オーロラは、オリジナルブランドの「Beaurance(ビューランス)」を再構築する。天然素材やデザインのかわいらしさ、格好良さなどが40~50代を中心に支持されてきたが、20~30代に照準を合わせ、色柄やデザインなどを一新。客層の若返りにつなげる。新生ビューランスの販売開始は来年3月を予定する。

ビューランスはグログランリボンを施した天然素材の帽子が人気で、昨年は高い遮熱および遮光性を有する東レの「サマーシールド」を初めて採用した傘が大ヒットするなど、販売が不振だったわけではない。

ただ、「約20年前に帽子でスタートし、徐々にネックウェア、傘へと幅を広げてきたが、最近はアイテムごとに品揃えが売れ筋に偏ったり、デザインの方向性がぶれたりしていた」(森大樹商品統括部ブランドマーケティング第一部MD兼海外統括室)と判断。リブランディングを決めた。

リブランディングに際しては、メインターゲットを20~30代に設定。そのニーズを追求する。
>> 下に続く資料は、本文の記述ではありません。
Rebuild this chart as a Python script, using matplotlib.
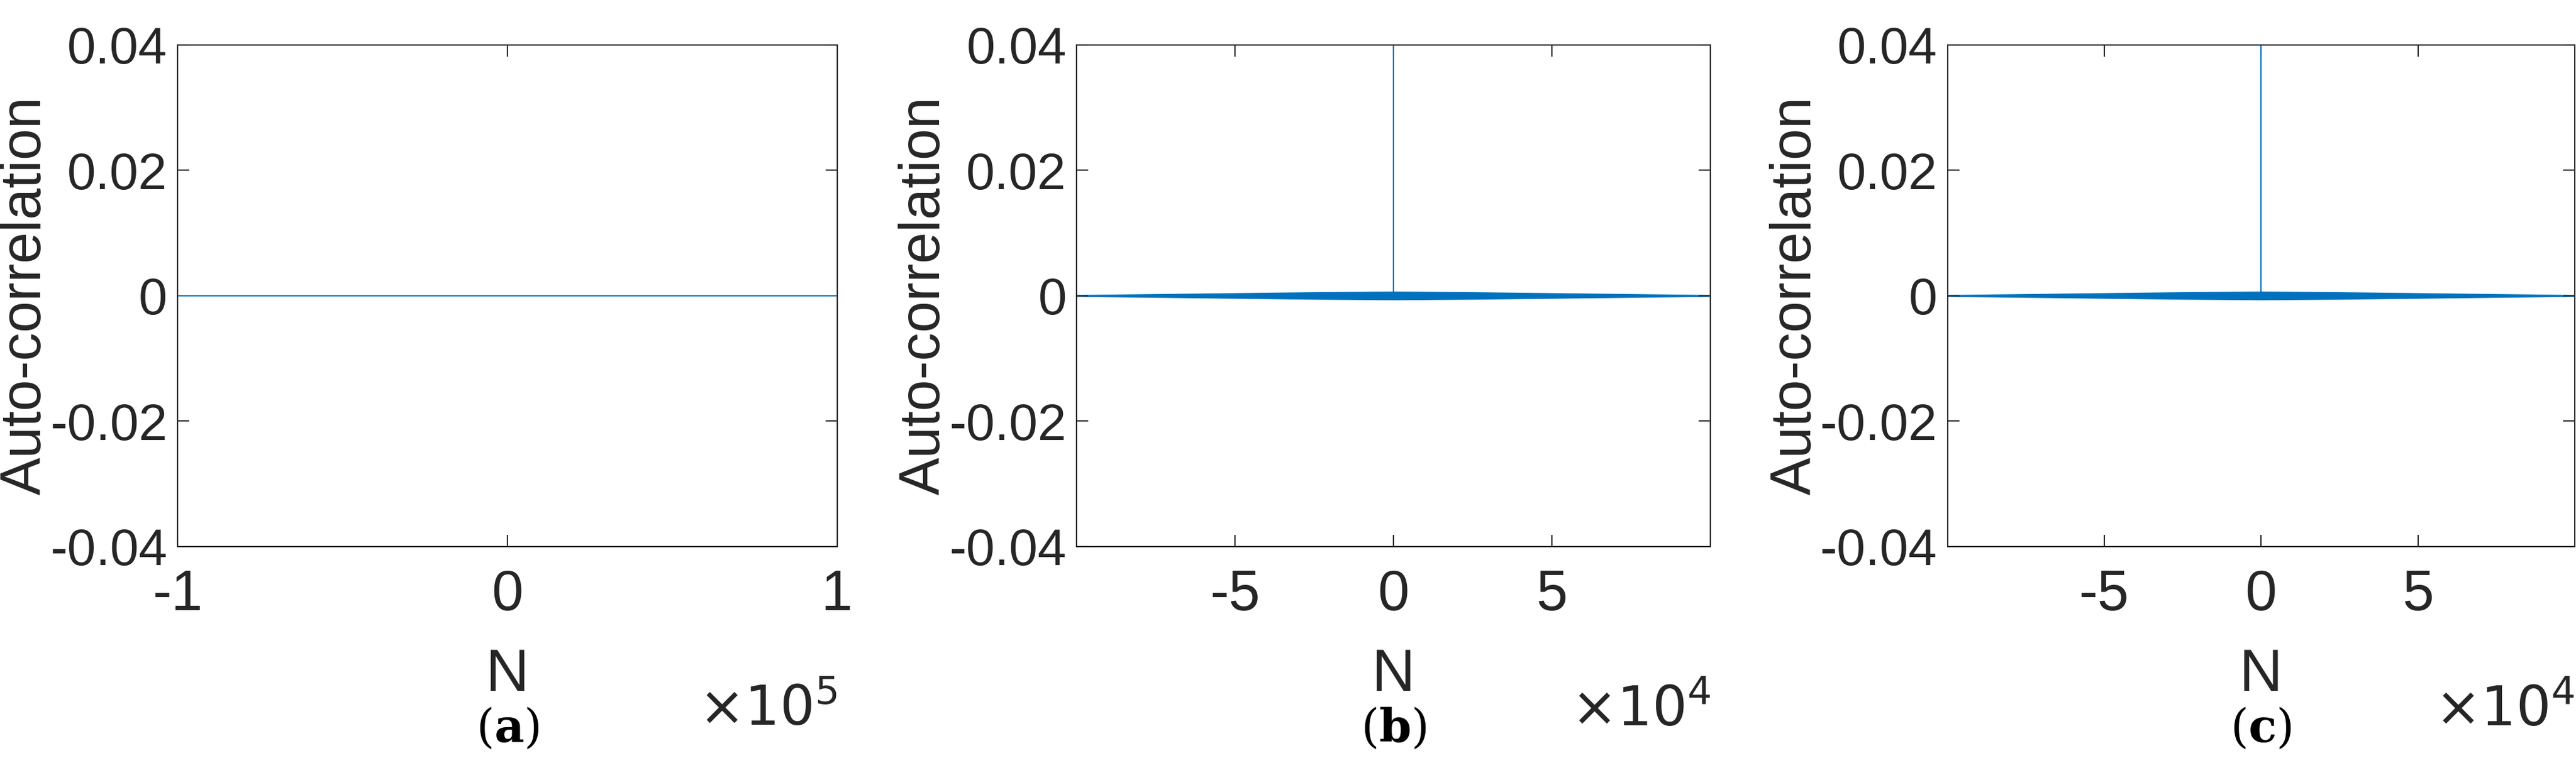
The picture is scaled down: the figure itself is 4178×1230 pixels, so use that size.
import matplotlib.pyplot as plt
import numpy as np

plt.rcParams['font.family'] = ['Liberation Sans', 'DejaVu Sans']

# panel (a): flat autocorrelation
lags_a = [-100000, 100000]
acf_a = [0, 0]

# panels (b),(c): envelope of the noise band, plus spike at lag 0
env_lags = [-99999, -75000, -50000, -25000, 0, 25000, 50000, 75000, 99999]
env_half = [0.00015, 0.0003, 0.00045, 0.0006, 0.0007, 0.0006, 0.00045, 0.0003, 0.00015]
spike_top = 1.0

blue = '#0072BD'
fig = plt.figure(figsize=(41.78, 12.3), dpi=100)
rects = [(0.069, 0.279, 0.256, 0.662), (0.418, 0.279, 0.246, 0.662), (0.756, 0.279, 0.2435, 0.662)]
caps = ['a', 'b', 'c']

for i, r in enumerate(rects):
    ax = fig.add_axes(r)
    if i == 0:
        ax.plot(lags_a, acf_a, color=blue, lw=1.5)
        ax.set_xlim(-100000, 100000)
        ax.set_xticks([-100000, 0, 100000])
        ax.set_xticklabels(['-1', '0', '1'])
        mult = r'$\times10^5$'
    else:
        e = np.array(env_half)
        ax.fill_between(env_lags, -e, e, color=blue, lw=0)
        ax.plot([0, 0], [0, spike_top], color=blue, lw=1.5)
        ax.set_xlim(-99999, 99999)
        ax.set_xticks([-50000, 0, 50000])
        ax.set_xticklabels(['-5', '0', '5'])
        mult = r'$\times10^4$'
    ax.set_ylim(-0.04, 0.04)
    ax.set_yticks([-0.04, -0.02, 0, 0.02, 0.04])
    ax.set_yticklabels(['-0.04', '-0.02', '0', '0.02', '0.04'])
    ax.tick_params(direction='in', length=14, width=1.5, labelsize=60, colors='#262626',
                   top=True, right=True, pad=12)
    ax.tick_params(axis='x', labelsize=66, pad=26)
    for s in ax.spines.values():
        s.set_linewidth(1.5)
        s.set_color('#262626')
    ax.set_ylabel('Auto-correlation', fontsize=66, color='#262626')
    ax.yaxis.set_label_coords(-0.19 * 0.256 / r[2], 0.5)
    ax.set_xlabel('N', fontsize=70, color='#262626', labelpad=30)
    ax.text(1.0, -0.275, mult, transform=ax.transAxes, ha='right', va='top',
            fontsize=64, color='#262626', math_fontfamily='dejavusans')
    ax.text(0.5, -0.32, '(' + r'$\mathbf{' + caps[i] + '}$' + ')', transform=ax.transAxes,
            ha='center', va='top', fontsize=54, family='DejaVu Serif', math_fontfamily='dejavuserif')

fig.savefig('out.png')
各デザイナーには「(テイストが)甘くなり過ぎない、引き算のデザイン」(森氏)を求めた。

こうしたてこ入れをベースに、「時代に合わせて変化する魅力的な女性に」をコンセプトに掲げた。同社によれば「新しいモノやコトにアンテナを張り、アップデートするのが上手なバランス感覚のいい女性たちにさりげない“素敵”を。世の中が大きく変化する中で、話題のものも取り込みながら、自分の芯をぶれずに持っている自立した女性を目指して。そんな彼女たちの“好き”をアップデートするアイテムを届けたい」という。

再スタートを切る23年春夏企画のコンセプトは「Live and let live」。同社は「自分も生き、人も生かす。人にはそれぞれの生き方があり お互いに干渉せずにうまくやっていく 自由に生きろ、自由に生かそう」という想いを込めた。キーカラーには「永遠の黒」、「晴れる前の曇り」、「チョコレート」、「ハート(愛情)のピンク」、「森のカーキ」、「ミルクティー」、「ジンジャー」、「サンド(砂)」、「ホワイトマッシュルーム」、「まっすぐな白・無垢白」を採用した。

商品は主に日傘、帽子、洋品で構成。構成比は日傘が約5割、帽子が約4割、洋品が約1割で、オリジナルで書き下ろしたチーターと仲間達による動植物柄を、アイテムを横断して用いる。

意匠性の高さが目を惹く日傘

日傘は「波型レースやストライプリボン、アーティスティックなカットワークなど加工の幅が広く、手元の種類も増やし、全てにサマーシールドLⅡ &+(アンドプラス)を使用」(同社)。帽子はペーパーブレードのバリエーションを充実させ、布帛(ふはく)はコーディネートしやすいシンプルなデザインを、地球環境に配慮した素材で提案する。洋品では、通し穴が付いた新しい形状のスカーフをラインナップ。生地を通すだけで、簡単に形を整えられる。ストールには、大判を投入。巻き方のアレンジが自在だ。

来年3月の発売に際しては、雑誌「Oggi」と初めてタイアップ。主要販路である百貨店には販促やイベントに適したビューランス専用の什器も提供するなど、露出を増やして拡販を狙う。